-- begin --

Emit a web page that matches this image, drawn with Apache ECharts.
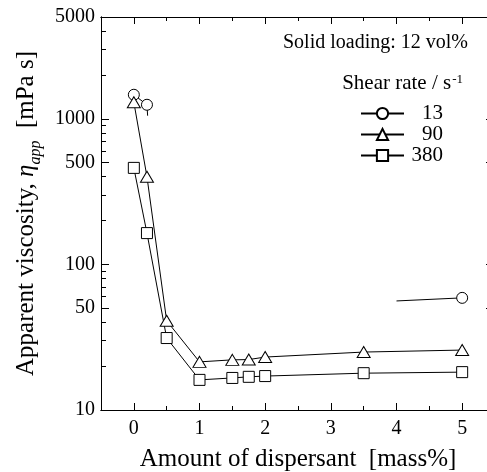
<!DOCTYPE html>
<html><head><meta charset="utf-8">
<script src="https://cdn.jsdelivr.net/npm/echarts@6/dist/echarts.min.js"></script>
<style>html,body{margin:0;padding:0;background:#fff}#c{width:487px;height:472px}</style>
</head><body><div id="c"></div>
<script>
// ---- data ----
const xTickLabels = [0, 1, 2, 3, 4, 5];
const xMinorTicks = [0.5, 1.5, 2.5, 3.5, 4.5];
const yTickLabels = [10, 50, 100, 500, 1000, 5000];
const yMinorTicks = [20, 30, 40, 60, 70, 80, 90, 200, 300, 400, 600, 700, 800, 900, 2000, 3000, 4000];

// shear rate 13 s^-1 (measured points)
const dispersant13 = [0, 0.2, 5];
const visc13 = [1462, 1248, 58.9];
// continuing line pieces of the 13 s^-1 curve
const stub13X = [0.2, 0.21];
const stub13Y = [1248, 1050];
const tail13X = [4, 5];
const tail13Y = [56.1, 58.9];

// shear rate 90 s^-1
const dispersant90 = [0, 0.2, 0.5, 1, 1.5, 1.75, 2, 3.5, 5];
const visc90 = [1300, 400, 41, 21.4, 22.1, 22.2, 23.1, 25, 25.8];
// shear rate 380 s^-1
const dispersant380 = [0, 0.2, 0.5, 1, 1.5, 1.75, 2, 3.5, 5];
const visc380 = [460, 164, 31.2, 16.1, 16.6, 16.9, 17.1, 17.9, 18.2];

const seriesNames = ['13', '90', '380'];

// ---- build ----
const FONT = '"Liberation Serif", "Times New Roman", serif';
const pairs = (xs, ys) => xs.map((x, i) => [x, ys[i]]);
const d13 = pairs(dispersant13, visc13);
const d13series = [d13[0], d13[1], [2.5, '-'], d13[2]];
const d13line = pairs(stub13X, stub13Y).concat([[2.5, '-']], pairs(tail13X, tail13Y));

const baseStyle = {
  type: 'line', xAxisIndex: 0, yAxisIndex: 0,
  lineStyle: { color: '#000', width: 1 },
  itemStyle: { color: '#fff', borderColor: '#000', borderWidth: 1 },
  emphasis: { disabled: true }, animation: false
};

const chart = echarts.init(document.getElementById('c'), null, { renderer: 'canvas' });
const axisCommon = {
  axisLine: { show: true, onZero: false, lineStyle: { color: '#000', width: 1 } },
  splitLine: { show: false }
};
const tick = (len, vals) => ({ show: true, inside: true, length: len, customValues: vals, lineStyle: { color: '#000', width: 1 } });
chart.setOption({
  animation: false,
  textStyle: { fontFamily: FONT, color: '#000' },
  grid: { left: 101, top: 17, right: -8, bottom: 62, containLabel: false, outerBoundsMode: 'none' },
  title: [
    { text: 'Solid loading: 12 vol%', right: 19, top: 33, padding: 0,
      textStyle: { fontFamily: FONT, fontSize: 20, fontWeight: 'normal', color: '#000' } },
    { text: '{a|Shear rate / s}{s|-1}', right: 24, top: 73, padding: 0,
      textStyle: { fontFamily: FONT, fontWeight: 'normal', color: '#000',
        rich: { a: { fontFamily: FONT, fontSize: 21, color: '#000', verticalAlign: 'bottom' },
                s: { fontFamily: FONT, fontSize: 13, color: '#000', verticalAlign: 'top', padding: [0, 0, 8, 1] } } } }
  ],
  legend: {
    data: seriesNames, orient: 'vertical', left: 360, top: 103, padding: 0,
    itemWidth: 43, itemHeight: 14, itemGap: 0,
    formatter: n => '{r|' + n + '}',
    textStyle: { fontFamily: FONT, fontSize: 20, color: '#000', lineHeight: 21,
      rich: { r: { fontFamily: FONT, fontSize: 21, lineHeight: 21, height: 21, width: 34, align: 'right', color: '#000' } } }
  },
  xAxis: [
    Object.assign({}, axisCommon, {
      type: 'value', position: 'bottom', min: -0.5, max: 5.5,
      name: 'Amount of dispersant  [mass%]', nameLocation: 'middle', nameGap: 37,
      nameTextStyle: { fontFamily: FONT, fontSize: 25, color: '#000' },
      axisTick: tick(7, xTickLabels),
      axisLabel: { show: true, customValues: xTickLabels, margin: 9, fontFamily: FONT, fontSize: 20, color: '#000' }
    }),
    Object.assign({}, axisCommon, {
      type: 'value', position: 'bottom', min: -0.5, max: 5.5,
      axisTick: tick(4, xMinorTicks), axisLabel: { show: false }
    }),
    Object.assign({}, axisCommon, {
      type: 'value', position: 'top', min: -0.5, max: 5.5,
      axisTick: tick(7, xTickLabels), axisLabel: { show: false }
    }),
    Object.assign({}, axisCommon, {
      type: 'value', position: 'top', min: -0.5, max: 5.5,
      axisTick: tick(4, xMinorTicks), axisLabel: { show: false }
    })
  ],
  yAxis: [
    Object.assign({}, axisCommon, {
      type: 'log', logBase: 10, position: 'left', min: 10, max: 5000,
      name: '{t|Apparent viscosity, }{e|η}{s|app}{t|  [mPa s]}',
      nameLocation: 'middle', nameGap: 62, nameRotate: 90,
      nameTextStyle: { fontFamily: FONT, color: '#000',
        rich: { t: { fontFamily: FONT, fontSize: 25, color: '#000', verticalAlign: 'bottom' },
                e: { fontFamily: FONT, fontSize: 25, fontStyle: 'italic', color: '#000', verticalAlign: 'bottom' },
                s: { fontFamily: FONT, fontSize: 16, fontStyle: 'italic', color: '#000', verticalAlign: 'bottom', padding: [0, 0, -5, 0] } } },
      axisTick: tick(8, yTickLabels),
      axisLabel: { show: true, customValues: yTickLabels, margin: 6, fontFamily: FONT, fontSize: 20, color: '#000',
        formatter: v => String(Math.round(v)) }
    }),
    Object.assign({}, axisCommon, {
      type: 'log', logBase: 10, position: 'left', min: 10, max: 5000,
      axisTick: tick(5, yMinorTicks), axisLabel: { show: false }
    }),
    Object.assign({}, axisCommon, {
      type: 'log', logBase: 10, position: 'right', min: 10, max: 5000,
      axisTick: tick(9, yTickLabels), axisLabel: { show: false }
    })
  ],
  series: [
    Object.assign({}, baseStyle, { name: '13-line', data: d13line, symbol: 'none', z: 2 }),
    Object.assign({}, baseStyle, { name: seriesNames[0], data: d13series, symbol: 'circle', symbolSize: 11, z: 3 }),
    Object.assign({}, baseStyle, { name: seriesNames[1], data: pairs(dispersant90, visc90), symbol: 'triangle', symbolSize: [13, 11], z: 3 }),
    Object.assign({}, baseStyle, { name: seriesNames[2], data: pairs(dispersant380, visc380), symbol: 'rect', symbolSize: 11, z: 3 })
  ]
});
</script>
</body></html>
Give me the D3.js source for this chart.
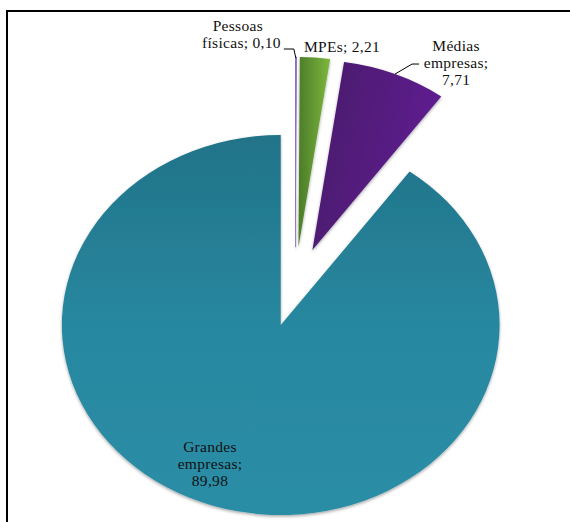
<!DOCTYPE html>
<html>
<head>
<meta charset="utf-8">
<script src="https://cdn.jsdelivr.net/npm/d3@7"></script>
<style>
  body { margin: 0; background: #fff; }
  svg text { font-family: "Liberation Serif", "Times New Roman", serif; font-size: 15.5px; fill: #111; letter-spacing: 0.3px; }
</style>
</head>
<body>
<svg width="570" height="522"></svg>
<script>
// data
const categories = ["Pessoas físicas", "MPEs", "Médias empresas", "Grandes empresas"];
const values = [0.10, 2.21, 7.71, 89.98];
const labelLines = [
  ["Pessoas", "físicas; 0,10"],
  ["MPEs; 2,21"],
  ["Médias", "empresas;", "7,71"],
  ["Grandes", "empresas;", "89,98"]
];

let svg = d3.select("svg");

let cx = 295, cy = 287,
  radius = 190,
  stretch = 1.152,   // chart is drawn wider than tall
  explode = 40;

let defs = svg.append("defs");

let shadow = defs.append("filter").attr("id", "shadow")
  .attr("x", "-10%").attr("y", "-10%").attr("width", "120%").attr("height", "120%");
shadow.append("feDropShadow")
  .attr("dx", 0).attr("dy", 1.5)
  .attr("stdDeviation", 1.5)
  .attr("flood-color", "#000")
  .attr("flood-opacity", 0.35);

function gradient(id, stops, x2, y2) {
  let g = defs.append("linearGradient").attr("id", id)
    .attr("x1", 0).attr("y1", 0).attr("x2", x2).attr("y2", y2);
  stops.forEach(function (s, i) {
    g.append("stop").attr("offset", i / (stops.length - 1)).attr("stop-color", s);
  });
}
gradient("g0", ["#7b5bb8", "#9b7fd4"], 1, 0);
gradient("g1", ["#4c7c2a", "#7cb83c"], 1, 0);
gradient("g2", ["#481869", "#5f1f90"], 1, 0.3);
gradient("g3", ["#217388", "#2888a0", "#2a8da6"], 0, 1);

let fills = ["url(#g0)", "url(#g1)", "url(#g2)", "url(#g3)"];

// frame (only top and left edges fall inside the picture)
svg.append("path")
  .attr("d", "M7,522 V11 H570")
  .attr("fill", "none")
  .attr("stroke", "#000")
  .attr("stroke-width", 2);

let pie = d3.pie().sort(null).value(function (d) { return d; });
let arcs = pie(values);

let arc = d3.arc().innerRadius(0).outerRadius(radius);

function mid(d) { return (d.startAngle + d.endAngle) / 2; }

// point on the (stretched, exploded) pie at radius r along the slice middle
function pt(d, r) {
  let a = mid(d);
  return [cx + Math.sin(a) * r * stretch, cy - Math.cos(a) * r];
}

let chart = svg.append("g")
  .attr("transform", "translate(" + cx + "," + cy + ") scale(" + stretch + ",1)");

chart.selectAll("path.slice")
  .data(arcs)
  .enter().append("path")
  .attr("class", "slice")
  .attr("d", arc)
  .attr("fill", function (d, i) { return fills[i]; })
  .attr("stroke", function (d, i) { return i === 0 ? "#8a6cc6" : "none"; })
  .attr("stroke-width", function (d, i) { return i === 0 ? 0.8 : 0; })
  .attr("filter", "url(#shadow)")
  .attr("transform", function (d) {
    let a = mid(d);
    return "translate(" + (Math.sin(a) * explode) + "," + (-Math.cos(a) * explode) + ")";
  });

// labels
let outer = radius + explode;
let lineH = 17;

function textBlock(lines, x, yLast, anchor) {
  let t = svg.append("text").attr("text-anchor", anchor);
  lines.forEach(function (l, i) {
    t.append("tspan")
      .attr("x", x)
      .attr("y", yLast - (lines.length - 1 - i) * lineH)
      .text(l);
  });
  return t;
}

// Pessoas físicas
let p0 = pt(arcs[0], outer - 1);
svg.append("path")
  .attr("d", "M" + p0[0] + "," + p0[1] + " L" + (p0[0] - 2) + "," + (p0[1] - 9) + " H" + (p0[0] - 12))
  .attr("fill", "none").attr("stroke", "#000").attr("stroke-width", 1);
let t0 = textBlock(labelLines[0], p0[0] - 58, p0[1] - 10, "middle");
t0.select("tspan:last-child").attr("x", p0[0] - 15).attr("text-anchor", "end");

// MPEs
let p1 = pt(arcs[1], outer);
textBlock(labelLines[1], p1[0] + 27, p1[1] - 6, "middle");

// Médias empresas
let p2 = pt(arcs[2], outer);
svg.append("path")
  .attr("d", "M" + p2[0] + "," + p2[1] + " L" + (p2[0] + 17) + "," + (p2[1] - 10) + " H" + (p2[0] + 24))
  .attr("fill", "none").attr("stroke", "#000").attr("stroke-width", 1);
textBlock(labelLines[2], p2[0] + 61, p2[1] + 11, "middle");

// Grandes empresas
textBlock(labelLines[3], 210, 486, "middle");
</script>
</body>
</html>
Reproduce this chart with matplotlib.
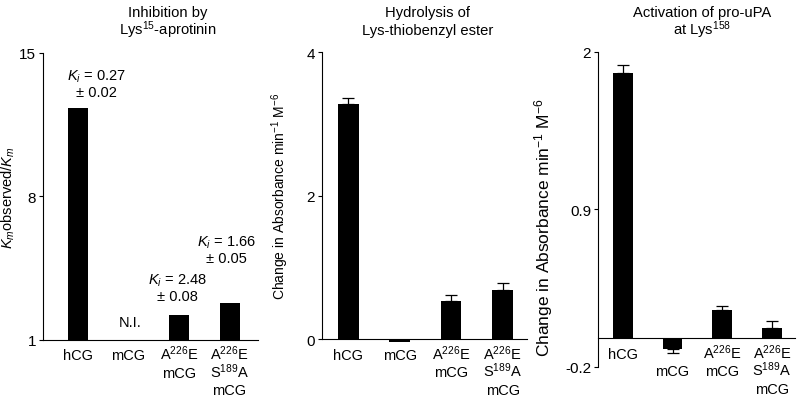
"""
Three-panel bar chart: inhibition, thioester hydrolysis and pro-uPA activation
"""
import numpy as np
import matplotlib
matplotlib.use('Agg')
import matplotlib.pyplot as plt

plt.rcParams['font.family'] = ['Liberation Sans', 'DejaVu Sans']
plt.rcParams['mathtext.fontset'] = 'custom'
plt.rcParams['mathtext.rm'] = 'Liberation Sans'
plt.rcParams['mathtext.it'] = 'Liberation Sans:italic'
plt.rcParams['font.size'] = 10

# data
categories = [['hCG'], ['mCG'], ['A$^{226}$E', 'mCG'],
              ['A$^{226}$E', 'S$^{189}$A', 'mCG']]

inhib_vals = [12.3, 0.0, 2.2, 2.8]          # mCG not inhibited (N.I.)
inhib_notes = ['$K_i$ = 0.27\n± 0.02', 'N.I.', '$K_i$ = 2.48\n± 0.08', '$K_i$ = 1.66\n± 0.05']
inhib_note_xy = [(0.36, 13.5), (1.03, 1.88), (1.96, 3.56), (2.94, 5.41)]

hydro_vals = [3.27, -0.04, 0.53, 0.68]
hydro_err = [0.09, 0.0, 0.08, 0.10]

activ_vals = [1.85, -0.075, 0.196, 0.07]
activ_err = [0.06, 0.03, 0.03, 0.05]

title_lines = [('Inhibition by', 'Lys$^{15}$-aprotinin'),
               ('Hydrolysis of', 'Lys-thiobenzyl ester'),
               ('Activation of pro-uPA', 'at Lys$^{158}$')]
title_x = [0.21, 0.534, 0.8775]

abs_label = 'Change in Absorbance min$^{-1}$ M$^{-6}$'


def one_sided(vals, err):
    """error bar only on the side the bar points to"""
    vals = np.asarray(vals)
    err = np.asarray(err)
    lower = np.where(vals < 0, err, 0)
    upper = np.where(vals >= 0, err, 0)
    return [lower, upper]


def style_axis(ax, ticks, xlim):
    for side in ['top', 'right']:
        ax.spines[side].set_visible(False)
    ax.spines['left'].set_linewidth(0.8)
    ax.spines['bottom'].set_linewidth(0.8)
    ax.set_yticks(ticks)
    ax.set_yticklabels([f'{t:g}' for t in ticks], fontsize=11)
    ax.tick_params(axis='y', length=3, width=0.8, pad=2)
    ax.set_xticks([])
    ax.set_xlim(*xlim)


def category_labels(ax, trans, start_rows, first_px=19.5, step_px=17.5):
    """stack each category label line by line under the axis"""
    for i, lines in enumerate(categories):
        for k, line in enumerate(lines):
            row = start_rows[i] + k
            ax.annotate(line, xy=(i, 0), xycoords=trans,
                        xytext=(0, -(first_px + row * step_px) * 0.72),
                        textcoords='offset points', ha='center', va='baseline',
                        fontsize=10.5, annotation_clip=False)


fig = plt.figure(figsize=(8, 4.02), dpi=100)
x = np.arange(len(categories))
ebar = {'elinewidth': 0.9, 'capthick': 0.9}

# 1. Inhibition by aprotinin
ax1 = fig.add_axes([0.054, 0.152, 0.269, 0.714])
ax1.bar(x, inhib_vals, width=0.4, color='black')
ax1.set_ylim(1, 15)
style_axis(ax1, [1, 8, 15], (-0.69, 3.57))
category_labels(ax1, ax1.get_xaxis_transform(), [0, 0, 0, 0])
for note, (nx, ny) in zip(inhib_notes, inhib_note_xy):
    ax1.text(nx, ny, note, ha='center', va='center', fontsize=10.5, linespacing=1.1)
ax1.set_ylabel('$K_m$observed/$K_m$', fontsize=10.5)
ax1.yaxis.set_label_coords(-0.12, 0.5)

# 2. Hydrolysis of thiobenzyl ester
ax2 = fig.add_axes([0.4025, 0.154, 0.256, 0.714])
ax2.bar(x, hydro_vals, width=0.4, color='black', clip_on=False,
        yerr=one_sided(hydro_vals, hydro_err), capsize=4.5, error_kw=ebar)
ax2.set_ylim(0, 4)
style_axis(ax2, [0, 2, 4], (-0.51, 3.47))
category_labels(ax2, ax2.get_xaxis_transform(), [0, 0, 0, 0])
ax2.set_ylabel(abs_label, fontsize=10)
ax2.yaxis.set_label_coords(-0.151, 0.5)

# 3. Activation of pro-uPA
ax3 = fig.add_axes([0.7475, 0.0846, 0.246, 0.784])
ax3.bar(x, activ_vals, width=0.4, color='black',
        yerr=one_sided(activ_vals, activ_err), capsize=4.5, error_kw=ebar)
ax3.set_ylim(-0.2, 2)
style_axis(ax3, [-0.2, 0.9, 2], (-0.5, 3.46))
ax3.spines['bottom'].set_position(('data', 0))
# mCG label starts one row lower, below its negative bar
category_labels(ax3, ax3.transData, [0, 1, 0, 0])
ax3.set_ylabel(abs_label, fontsize=12.5)
ax3.yaxis.set_label_coords(-0.218, 0.444)

for (line1, line2), tx in zip(title_lines, title_x):
    fig.text(tx, 1 - 17 / 402, line1, ha='center', va='baseline', fontsize=10.6)
    fig.text(tx, 1 - 35 / 402, line2, ha='center', va='baseline', fontsize=10.6)

plt.savefig('out.png', dpi=100)
plt.close()
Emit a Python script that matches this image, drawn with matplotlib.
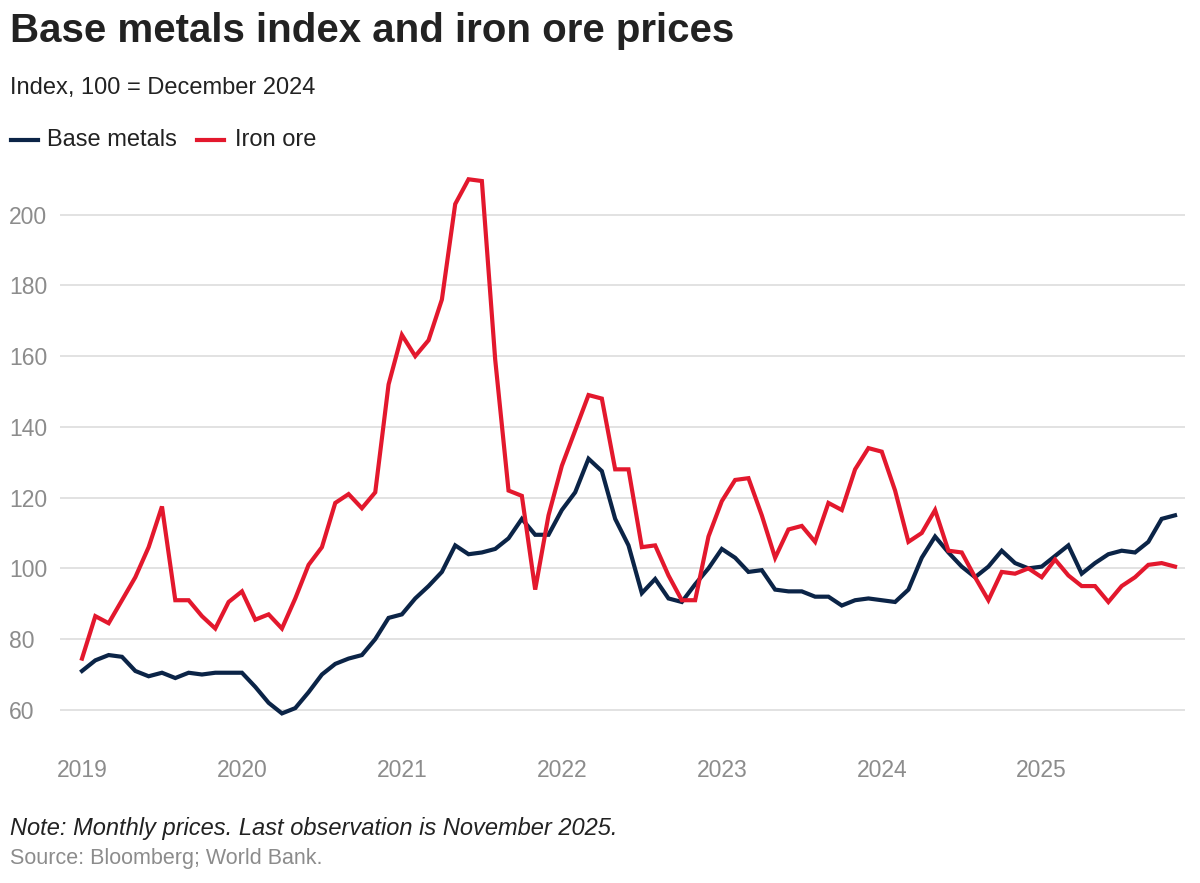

-- end --

▶ [Exercise task]:
Go back to the entries above and restate word for word every line from the first through the one that contains "const tail13Y = [56.1, 58.9];", leaving the pictures behind.

▶ [Written solution]:
Emit a web page that matches this image, drawn with Apache ECharts.
<!DOCTYPE html>
<html><head><meta charset="utf-8">
<script src="https://cdn.jsdelivr.net/npm/echarts@6/dist/echarts.min.js"></script>
<style>html,body{margin:0;padding:0;background:#fff}#c{width:487px;height:472px}</style>
</head><body><div id="c"></div>
<script>
// ---- data ----
const xTickLabels = [0, 1, 2, 3, 4, 5];
const xMinorTicks = [0.5, 1.5, 2.5, 3.5, 4.5];
const yTickLabels = [10, 50, 100, 500, 1000, 5000];
const yMinorTicks = [20, 30, 40, 60, 70, 80, 90, 200, 300, 400, 600, 700, 800, 900, 2000, 3000, 4000];

// shear rate 13 s^-1 (measured points)
const dispersant13 = [0, 0.2, 5];
const visc13 = [1462, 1248, 58.9];
// continuing line pieces of the 13 s^-1 curve
const stub13X = [0.2, 0.21];
const stub13Y = [1248, 1050];
const tail13X = [4, 5];
const tail13Y = [56.1, 58.9];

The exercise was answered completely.